Dari analisa saya 50 % masuk, Prabowo, Ganjar dan Anies. Dan yang 50 % gagal, Agus HY, Ridwan Kamil dan Sandiango Uno. Yang gagal, disebut dengan becandaan " Bukan lelaki pilihan" Padahal secara fisik, mereka muda-muda dan ganteng-ganteng! Apa boleh buat, tiga nama terakhir tak punya kesempatan di Pilpres 2024. Karena mereka masih muda, masih ada waktu atau kesempatan bertarung pada pilpres 2029, 2034, 2039, dan seterusnya.
Kembali ke Jokowi Kenapa jadi Begini? Dengan masuknya Gibran Raka Buming Raka, anaknya Jokowi, mulailah Jokowi beda, jauh beda dengan pada periode pertama dan awal-awal periode ke dua.
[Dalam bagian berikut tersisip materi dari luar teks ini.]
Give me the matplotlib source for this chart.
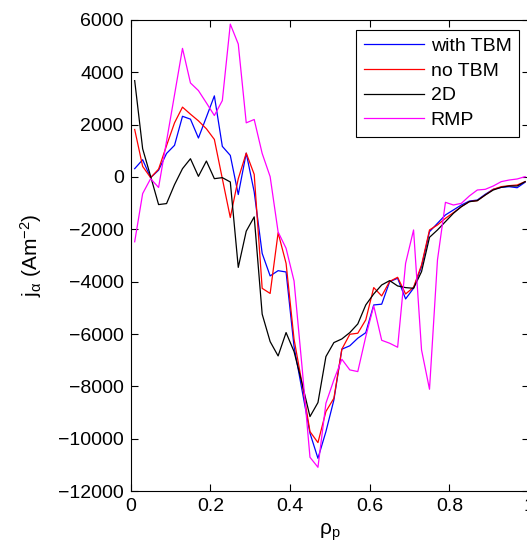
import numpy as np
import matplotlib
matplotlib.use('Agg')
from matplotlib import pyplot as plt

plt.rcParams['font.family'] = ['Liberation Sans', 'DejaVu Sans']
plt.rcParams['mathtext.fontset'] = 'custom'
plt.rcParams['mathtext.rm'] = 'Liberation Sans'
plt.rcParams['mathtext.it'] = 'Liberation Sans:italic'
plt.rcParams['mathtext.default'] = 'regular'

# rho_p grid
rho = np.arange(0.01, 1.0, 0.02)

with_tbm = [318, 660, -25, 260, 900, 1210, 2320, 2210, 1490, 2290,
            3100, 1170, 825, -670, 910, -570, -2920, -3780, -3580, -3630,
            -6480, -8140, -9790, -10750, -9730, -8520, -6580, -6450, -6160, -5950,
            -4890, -4860, -4000, -3870, -4660, -4250, -3420, -2090, -1770, -1450,
            -1260, -1070, -920, -880, -660, -470, -395, -370, -410, -200]

no_tbm = [1816, 406, -25, 300, 1200, 2070, 2670, 2400, 2146, 1842,
          1435, -64, -1549, -64, 914, 100, -4254, -4450, -2130, -3300,
          -6200, -7880, -9730, -10150, -8960, -8455, -6580, -6010, -5970, -5460,
          -4227, -4545, -3990, -3833, -4470, -4215, -3361, -2024, -1833, -1579,
          -1363, -1133, -942, -904, -688, -471, -369, -331, -306, -178]

two_d = [3683, 1080, 25, -1054, -1016, -292, 318, 698, 25, 610,
         -64, -25, -190, -3454, -2070, -1524, -5240, -6290, -6838, -5945,
         -6671, -7880, -9155, -8620, -6862, -6328, -6188, -5945, -5616, -4890,
         -4470, -4126, -3960, -4164, -4227, -4253, -3616, -2305, -2024, -1706,
         -1388, -1133, -942, -904, -688, -497, -395, -344, -344, -178]

rmp = [-2476, -635, -64, -400, 1370, 3140, 4915, 3594, 3302, 2832,
       2350, 2921, 5842, 5080, 2070, 2197, 900, 13, -2100, -2725,
       -3973, -7245, -10710, -11093, -8646, -7754, -6964, -7372, -7436, -6100,
       -4925, -6240, -6353, -6506, -3297, -2024, -6608, -8111, -3170, -968,
       -1070, -1006, -726, -497, -471, -344, -178, -115, -76, 13]

fig = plt.figure(figsize=(5.27, 5.46), dpi=100)
ax = fig.add_axes([0.248, 0.1007, 0.756, 0.8627])

ax.plot(rho, with_tbm, color='#0000ff', lw=0.9, label='with TBM')
ax.plot(rho, no_tbm, color='#ff0000', lw=0.9, label='no TBM')
ax.plot(rho, two_d, color='black', lw=0.9, label='2D')
ax.plot(rho, rmp, color='#ff00ff', lw=0.9, label='RMP')

ax.set_xlim(0, 1)
ax.set_ylim(-12000, 6000)
ax.set_xticks([0, 0.2, 0.4, 0.6, 0.8, 1])
ax.set_xticklabels(['0', '0.2', '0.4', '0.6', '0.8', '1'])
ax.set_yticks(np.arange(-12000, 6001, 2000))
ax.set_yticklabels(['\u2212' + str(abs(v)) if v < 0 else str(v)
                    for v in range(-12000, 6001, 2000)])
ax.tick_params(direction='in', top=True, right=True, length=5, width=0.8,
               labelsize=14, pad=5)
for s in ax.spines.values():
    s.set_linewidth(0.8)

ax.set_xlabel('\u03c1$_p$', fontsize=15, labelpad=5)
ax.set_ylabel('j$_\u03b1$ (Am$^{-2}$)', fontsize=15, labelpad=10)

leg = ax.legend(loc='upper right', fontsize=14, handlelength=3.1,
                labelspacing=0.36, borderaxespad=0.5, fancybox=False,
                edgecolor='black', framealpha=1, handletextpad=0.35,
                borderpad=0.4)
leg.get_frame().set_linewidth(0.8)

fig.savefig('out.png', dpi=100)
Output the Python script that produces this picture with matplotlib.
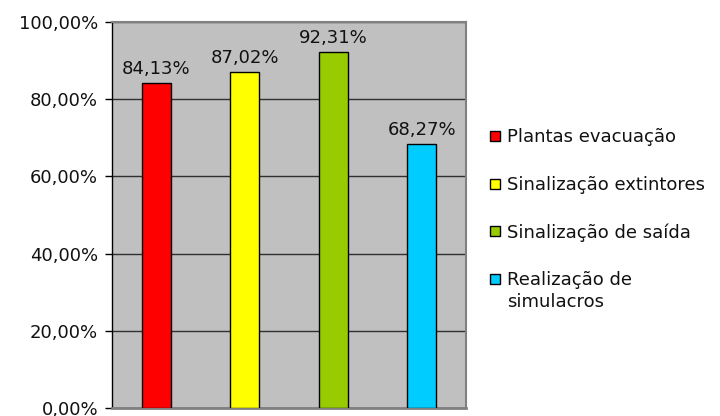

Kalau pakai bahasa agama, harusnya khusnul khotimah, meninggalkan sesuatu yang baik-baik. Sekarang menjadi suul khotimah, meninggalkan karya tidak baik,menjelang akhir tugas pada 20 Oktober 2024 mendatang. Dunia perpolitikan di Indonesia menjadi gonjang ganjing. Kalau dalam bahasa persilatan " pendekar mabuk " sedang mengeluarkan jurus-jurusnya yang susah dibaca lawan-lawa poltiknya.